Seen as more of a reciprocal relationship than the traditional one-way transaction between artist and fan, The Barbz may be seen as a militia to outsiders but it’s clear that they’ll keep Nicki at the top of social media feeds for as long as she wants to release music. Speaking of which, another key tool in Nicki’s arsenal that keeps her presence bubbling over is her knowledge of when to place herself in the vicinity of a cresting pop culture phenomenon. When it comes to features, few artists have ever managed to counterbalance the urge to dip into the lucrative world of pop while keeping one ear to the ground of hip-hop’s next big thing quite like Nicki: upcoming collaborations with Pop SmokeMegan Thee Stallion and Juice WRLD are case-in-point.

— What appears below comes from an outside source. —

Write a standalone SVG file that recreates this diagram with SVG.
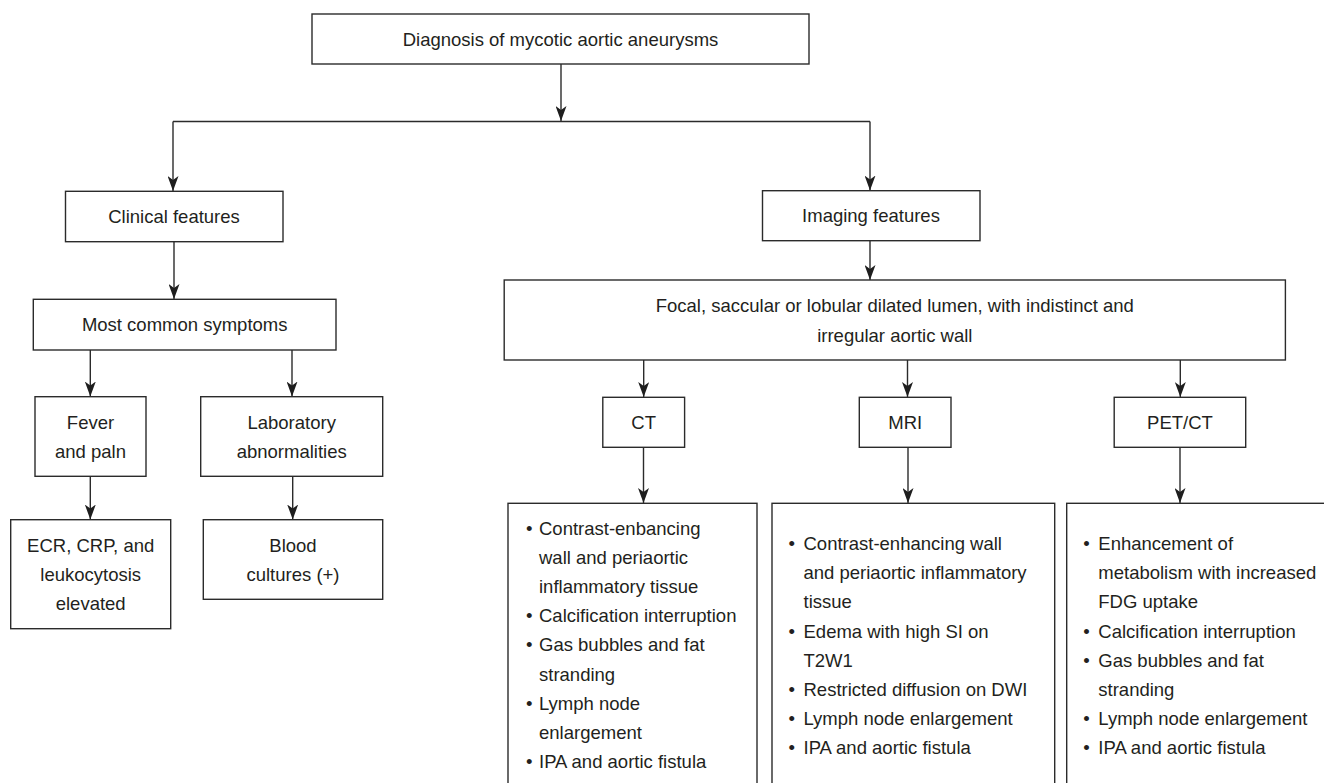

On the glossier side of the music world, Nicki picked the opportune moments to team up with everyone from Ariana Grande, Justin Bieber and David Guetta to Jason Derulo and even South Korean sensations BTS.

While the harsher critics would be quick to claim that she’s on the ropes for the first time in her career, Nicki Minaj is a permanent fixture in the hip-hop landscape and that won’t be upended anytime soon. Supplemented by the cult like devotion of her fans and her ability to constantly reassert her dominance, Nicki has bet on herself at every fork in the road and her persistent branding as hip-hop’s “Queen” is something that she’s earned.